Is the Wake Count school system not getting the best bang for the buck by offering higher pay for teachers who have master's degrees or national board certification?
At Tuesday's school board work session, school administrators presented data showing the majority of Wake's high-performing teachers don't have either a master's degree or national board certification.
"An important point is we pay extra for the board-certified teachers and the advanced-degree teachers receive extra but the high-performing teachers receive nothing," said Superintendent Tony Tata.
David Holdzkom, assistant superintendent for evaluation and research, presented this handout showing Venn diagrams of Wake teachers who are high performing and have those other degrees and certifications.
High performing is determined by assessing the performance of a teacher's students using EVAAS. Depending on whether the students are showing growth on state exams, teachers will get different ratings.
EVAAS isn't used for some elementary teachers due to the combination of the lack of state exams in K-2 and that you can't calculate growth in third grade.

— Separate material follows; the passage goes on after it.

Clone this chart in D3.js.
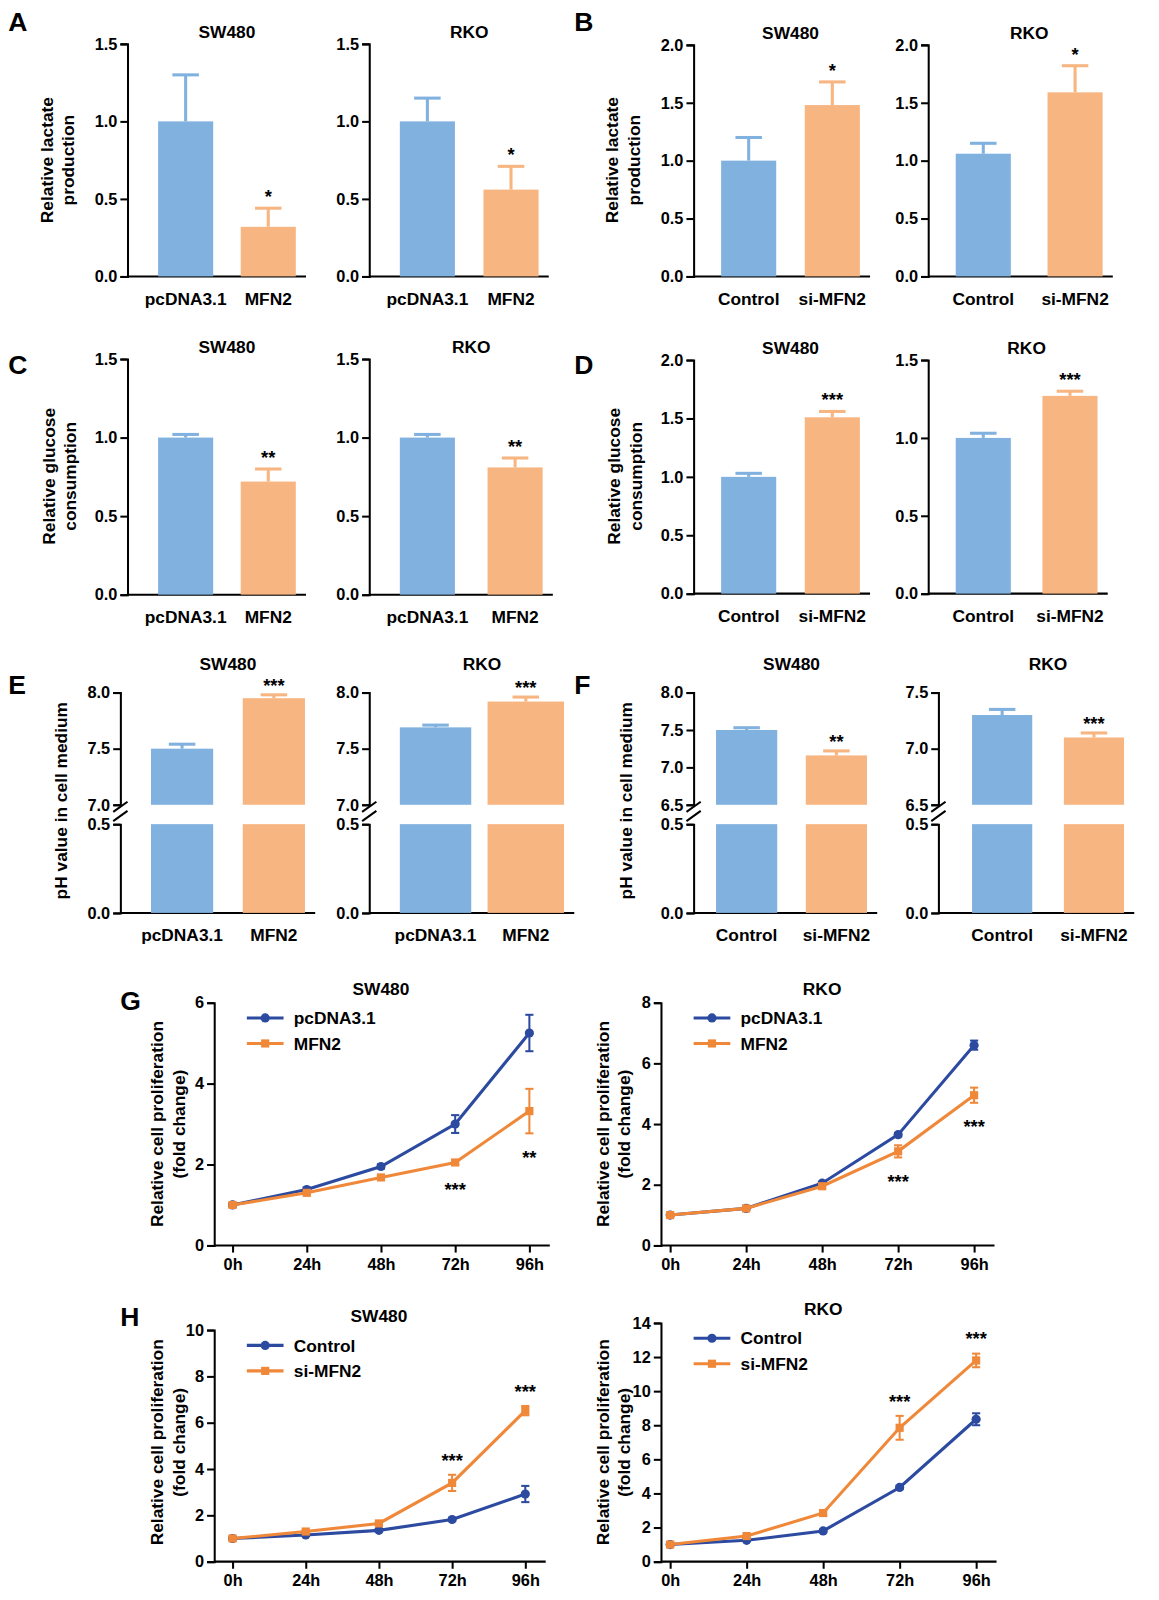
<!DOCTYPE html>
<html><head><meta charset="utf-8">
<script src="https://cdn.jsdelivr.net/npm/d3@7/dist/d3.min.js"></script>
<style>body{margin:0;background:#fff}text{font-family:"Liberation Sans",Arial,sans-serif;font-weight:bold}</style>
</head><body><svg id="c" width="1159" height="1600"></svg>
<script>
// ---- data ----
const ovCats=["pcDNA3.1","MFN2"], siCats=["Control","si-MFN2"];
const A_sw=[1.0,0.32], A_sw_e=[0.30,0.12], A_rko=[1.0,0.56], A_rko_e=[0.15,0.15];
const B_sw=[1.0,1.48], B_sw_e=[0.20,0.20], B_rko=[1.06,1.59], B_rko_e=[0.09,0.23];
const C_sw=[1.0,0.72], C_sw_e=[0.02,0.08], C_rko=[1.0,0.81], C_rko_e=[0.02,0.06];
const D_sw=[1.0,1.51], D_sw_e=[0.03,0.05], D_rko=[1.0,1.27], D_rko_e=[0.03,0.03];
const E_sw=[7.50,7.95], E_sw_e=[0.04,0.03], E_rko=[7.69,7.92], E_rko_e=[0.02,0.04];
const F_sw=[7.50,7.16], F_sw_e=[0.03,0.06], F_rko=[7.30,7.10], F_rko_e=[0.05,0.04];
const sigA=["","*"],sigB=["","*"],sigC=["","**"],sigD=["","***"],sigE=["","***"],sigFsw=["","**"],sigFrko=["","***"];
const times=["0h","24h","48h","72h","96h"];
const G_sw_pc=[1,1.38,1.95,3.0,5.25], G_sw_pc_e=[0.04,0.05,0.05,0.22,0.45];
const G_sw_m=[1,1.30,1.68,2.05,3.32], G_sw_m_e=[0.03,0.04,0.04,0.06,0.55];
const G_rko_pc=[1,1.22,2.05,3.65,6.6], G_rko_pc_e=[0.04,0.04,0.05,0.06,0.15];
const G_rko_m=[1,1.22,1.95,3.1,4.95], G_rko_m_e=[0.04,0.04,0.05,0.2,0.25];
const H_sw_c=[1,1.15,1.35,1.82,2.92], H_sw_c_e=[0.03,0.04,0.05,0.06,0.35];
const H_sw_s=[1,1.30,1.65,3.4,6.52], H_sw_s_e=[0.03,0.05,0.06,0.35,0.2];
const H_rko_c=[1,1.25,1.8,4.35,8.35], H_rko_c_e=[0.05,0.05,0.08,0.1,0.35];
const H_rko_s=[1,1.5,2.85,7.85,11.8], H_rko_s_e=[0.05,0.1,0.15,0.7,0.4];
const sigG_sw=["","","","***","**"], sigG_rko=["","","","***","***"], sigH=["","","","***","***"];

const BLUE="#80b1df", ORANGE="#f7b581", NAVY="#2b4aa0", ORL="#f0883a";
const svg=d3.select("#c").append("g").attr("transform","scale(1.02)");
function txt(x,y,s,size,anchor="middle",rot=0){
  const t=svg.append("text").attr("x",x).attr("y",y).attr("font-size",size).attr("text-anchor",anchor).text(s);
  if(rot) t.attr("transform",`rotate(${rot},${x},${y})`); return t;}
function ylab(x,yc,lines,size=17){lines.forEach((l,i)=>txt(x+i*21,yc,l,size,"middle",-90));}
const st=a=>{a.selectAll("text").attr("font-size",16).attr("fill","#000");a.selectAll("path,line").attr("stroke","#000").attr("stroke-width",2);};

function bar(o){
  const g=svg.append("g");
  const y=d3.scaleLinear().domain([0,o.max]).range([o.y0,o.y1]);
  g.append("g").attr("transform",`translate(${o.ax},0)`).call(d3.axisLeft(y).tickValues(d3.range(0,o.max+1e-9,o.step)).tickFormat(d3.format(".1f")).tickSize(7)).call(st);
  g.append("line").attr("x1",o.ax).attr("x2",o.xr).attr("y1",o.y0).attr("y2",o.y0).attr("stroke","#000").attr("stroke-width",2);
  o.vals.forEach((v,i)=>{const [l,r]=o.bars[i];const c=(l+r)/2,col=i?ORANGE:BLUE;
    g.append("rect").attr("x",l).attr("width",r-l).attr("y",y(v)).attr("height",o.y0-y(v)).attr("fill",col);
    g.append("line").attr("x1",c).attr("x2",c).attr("y1",y(v)).attr("y2",y(v+o.err[i])).attr("stroke",col).attr("stroke-width",3);
    g.append("line").attr("x1",c-13).attr("x2",c+13).attr("y1",y(v+o.err[i])).attr("y2",y(v+o.err[i])).attr("stroke",col).attr("stroke-width",3);
    if(o.sig[i]) txt(c,y(v+o.err[i])-5,o.sig[i],18);
    txt(c,o.y0+28,o.cats[i],17);
  });
  txt((o.bars[0][0]+o.bars[1][1])/2,o.y1-6,o.title,17);
}
function brk(o){
  const g=svg.append("g");
  const yt=d3.scaleLinear().domain([o.lo,o.hi]).range([789,679]);
  const yb=d3.scaleLinear().domain([0,0.5]).range([895,808]);
  g.append("g").attr("transform",`translate(${o.ax},0)`).call(d3.axisLeft(yt).tickValues(o.ticks).tickFormat(d3.format(".1f")).tickSize(7)).call(st);
  g.append("g").attr("transform",`translate(${o.ax},0)`).call(d3.axisLeft(yb).tickValues([0,0.5]).tickFormat(d3.format(".1f")).tickSize(7)).call(st);
  g.append("line").attr("x1",o.ax).attr("x2",o.xr).attr("y1",895).attr("y2",895).attr("stroke","#000").attr("stroke-width",2);
  [791,800].forEach(yy=>g.append("line").attr("x1",o.ax-7).attr("x2",o.ax+7).attr("y1",yy+5).attr("y2",yy-5).attr("stroke","#000").attr("stroke-width",2));
  o.vals.forEach((v,i)=>{const [l,r]=o.bars[i];const c=(l+r)/2,col=i?ORANGE:BLUE;
    g.append("rect").attr("x",l).attr("width",r-l).attr("y",yt(v)).attr("height",789-yt(v)).attr("fill",col);
    g.append("rect").attr("x",l).attr("width",r-l).attr("y",808).attr("height",87).attr("fill",col);
    const e=yt(v+o.err[i]);
    g.append("line").attr("x1",c).attr("x2",c).attr("y1",yt(v)).attr("y2",e).attr("stroke",col).attr("stroke-width",3);
    g.append("line").attr("x1",c-13).attr("x2",c+13).attr("y1",e).attr("y2",e).attr("stroke",col).attr("stroke-width",3);
    if(o.sig[i]) txt(c,e-3,o.sig[i],18);
    txt(c,923,o.cats[i],17);
  });
  txt((o.bars[0][0]+o.bars[1][1])/2,657,o.title,17);
}
function line(o){
  const g=svg.append("g");
  const x=d3.scalePoint().domain(times).range([o.x0,o.x1]);
  const y=d3.scaleLinear().domain([0,o.max]).range([o.y0,o.y1]);
  g.append("g").attr("transform",`translate(${o.ax},0)`).call(d3.axisLeft(y).tickValues(d3.range(0,o.max+1e-9,o.step)).tickFormat(d3.format("d")).tickSize(7)).call(st);
  g.append("g").attr("transform",`translate(0,${o.y0})`).call(d3.axisBottom(x).tickSize(7).tickPadding(6)).call(st)
   .call(a=>a.select("path").attr("d",`M${o.ax},0H${o.x1+20}`));
  o.series.forEach((s,k)=>{const col=k?ORL:NAVY;
    g.append("path").datum(s.v).attr("fill","none").attr("stroke",col).attr("stroke-width",3)
     .attr("d",d3.line().x((d,i)=>x(times[i])).y(d=>y(d)));
    s.v.forEach((d,i)=>{const cx=x(times[i]);
      g.append("line").attr("x1",cx).attr("x2",cx).attr("y1",y(d-s.e[i])).attr("y2",y(d+s.e[i])).attr("stroke",col).attr("stroke-width",2);
      [d-s.e[i],d+s.e[i]].forEach(q=>g.append("line").attr("x1",cx-4).attr("x2",cx+4).attr("y1",y(q)).attr("y2",y(q)).attr("stroke",col).attr("stroke-width",2));
      if(k) g.append("rect").attr("x",cx-4).attr("y",y(d)-4).attr("width",8).attr("height",8).attr("fill",col);
      else g.append("circle").attr("cx",cx).attr("cy",y(d)).attr("r",4.5).attr("fill",col);
    });
    const ly=o.y1+15+k*25;
    g.append("line").attr("x1",o.ax+32).attr("x2",o.ax+68).attr("y1",ly).attr("y2",ly).attr("stroke",col).attr("stroke-width",3);
    if(k) g.append("rect").attr("x",o.ax+46).attr("y",ly-4).attr("width",8).attr("height",8).attr("fill",col);
    else g.append("circle").attr("cx",o.ax+50).attr("cy",ly).attr("r",4.5).attr("fill",col);
    txt(o.ax+78,ly+6,s.name,17,"start");
  });
  o.sig.forEach((s,i)=>{if(s){const sr=o.series[o.sigSeries],d=sr.v[i],e=sr.e[i];
    txt(x(times[i]),o.below?y(d-e)+30:y(d+e)-8,s,18);}});
  txt((o.x0+o.x1)/2,o.y1-8,o.title,17);
}
// Row A/B
bar({ax:125,xr:300,y0:271,y1:43,max:1.5,step:0.5,bars:[[155,209],[236,290]],vals:A_sw,err:A_sw_e,sig:sigA,cats:ovCats,title:"SW480"});
bar({ax:362,xr:538,y0:271,y1:43,max:1.5,step:0.5,bars:[[392,446],[474,528]],vals:A_rko,err:A_rko_e,sig:sigA,cats:ovCats,title:"RKO"});
bar({ax:680,xr:853,y0:271,y1:44,max:2.0,step:0.5,bars:[[707,761],[789,843]],vals:B_sw,err:B_sw_e,sig:sigB,cats:siCats,title:"SW480"});
bar({ax:910,xr:1091,y0:271,y1:44,max:2.0,step:0.5,bars:[[937,991],[1027,1081]],vals:B_rko,err:B_rko_e,sig:sigB,cats:siCats,title:"RKO"});
// Row C/D
bar({ax:125,xr:300,y0:583,y1:352,max:1.5,step:0.5,bars:[[155,209],[236,290]],vals:C_sw,err:C_sw_e,sig:sigC,cats:ovCats,title:"SW480"});
bar({ax:362,xr:542,y0:583,y1:352,max:1.5,step:0.5,bars:[[392,446],[478,532]],vals:C_rko,err:C_rko_e,sig:sigC,cats:ovCats,title:"RKO"});
bar({ax:680,xr:853,y0:582,y1:353,max:2.0,step:0.5,bars:[[707,761],[789,843]],vals:D_sw,err:D_sw_e,sig:sigD,cats:siCats,title:"SW480"});
bar({ax:910,xr:1086,y0:582,y1:353,max:1.5,step:0.5,bars:[[937,991],[1022,1076]],vals:D_rko,err:D_rko_e,sig:sigD,cats:siCats,title:"RKO"});
// Row E/F
brk({ax:118,xr:309,lo:7.0,hi:8.0,ticks:[7.0,7.5,8.0],bars:[[148,209],[238,299]],vals:E_sw,err:E_sw_e,sig:sigE,cats:ovCats,title:"SW480"});
brk({ax:362,xr:563,lo:7.0,hi:8.0,ticks:[7.0,7.5,8.0],bars:[[392,462],[478,553]],vals:E_rko,err:E_rko_e,sig:sigE,cats:ovCats,title:"RKO"});
brk({ax:680,xr:860,lo:6.5,hi:8.0,ticks:[6.5,7.0,7.5,8.0],bars:[[702,762],[790,850]],vals:F_sw,err:F_sw_e,sig:sigFsw,cats:siCats,title:"SW480"});
brk({ax:920,xr:1112,lo:6.5,hi:7.5,ticks:[6.5,7.0,7.5],bars:[[953,1012],[1043,1102]],vals:F_rko,err:F_rko_e,sig:sigFrko,cats:siCats,title:"RKO"});
// Rows G/H
line({ax:210,x0:228,x1:519,y0:1221,y1:983,max:6,step:2,series:[{name:"pcDNA3.1",v:G_sw_pc,e:G_sw_pc_e},{name:"MFN2",v:G_sw_m,e:G_sw_m_e}],sig:sigG_sw,sigSeries:1,below:true,title:"SW480"});
line({ax:648,x0:657,x1:955,y0:1221,y1:983,max:8,step:2,series:[{name:"pcDNA3.1",v:G_rko_pc,e:G_rko_pc_e},{name:"MFN2",v:G_rko_m,e:G_rko_m_e}],sig:sigG_rko,sigSeries:1,below:true,title:"RKO"});
line({ax:210,x0:228,x1:515,y0:1531,y1:1304,max:10,step:2,series:[{name:"Control",v:H_sw_c,e:H_sw_c_e},{name:"si-MFN2",v:H_sw_s,e:H_sw_s_e}],sig:sigH,sigSeries:1,below:false,title:"SW480"});
line({ax:648,x0:657,x1:957,y0:1531,y1:1297,max:14,step:2,series:[{name:"Control",v:H_rko_c,e:H_rko_c_e},{name:"si-MFN2",v:H_rko_s,e:H_rko_s_e}],sig:sigH,sigSeries:1,below:false,title:"RKO"});
// y labels
ylab(52,157,["Relative lactate","production"]);ylab(606,157,["Relative lactate","production"]);
ylab(54,467,["Relative glucose","consumption"]);ylab(608,467,["Relative glucose","consumption"]);
ylab(66,785,["pH value in cell medium"]);ylab(620,785,["pH value in cell medium"]);
[[160,1102],[597,1102],[160,1414],[597,1414]].forEach(p=>ylab(p[0],p[1],["Relative cell proliferation","(fold change)"]));
// panel letters
[["A",8,30],["B",563,30],["C",8,367],["D",563,367],["E",8,680],["F",563,680],["G",118,990],["H",118,1300]].forEach(d=>txt(d[1],d[2],d[0],26,"start"));
</script></body></html>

Based on 2009-10 data, Wake had 104 fourth- and fifth-grade math teachers identified by EVAAS as high performing. Of the group, 62 only had a bachelor's degree, 22 also had a master's degree or higher, 13 had national board certification and 7 had all three.
Of the 101 grade 4-5 math teachers with national board certification, only 20 were identified as high performing.
Of the 207 grade 4-5 math teachers with a master's degree or higher, only 29 were identified as high performing.
The handout indicated similar results for middle school and high school teachers.
School board member John Tedesco said that it shows the need to make sure that the best teachers are being matched up with the students who most need the help.
"If I was a parent, I don’t necessarily want a nationally-board certified teacher or the master’s teacher, I’m going to want the one who will help my child grow," Tedesco said.
School board member Anne McLaurin said presenting something like this at the board table would show people that they do talk about academics. She said people may not watch the work session discussions where they discus these kinds of issues.
School board chairman Ron Margiotta responded by saying they may have a public presentation of the data at a regular board meeting.
Whether the board can and will change things remains to be seen. The difference in pay can be large.
For instance, a Wake teacher with 20 years on her license who only has a bachelor's degree would receive a salary of $49,858.90. If that same teacher got national board certification, the salary would be $55,837.40.
Teachers can also receive an additional $126 per month for an earned advanced certification and an additional $253 per month for a doctorate.
Wake has the most nationally board certified teachers in the nation. That's in large part because the state helps teachers pay for the cost of certification and then boosts their pay 12 percent if they get it.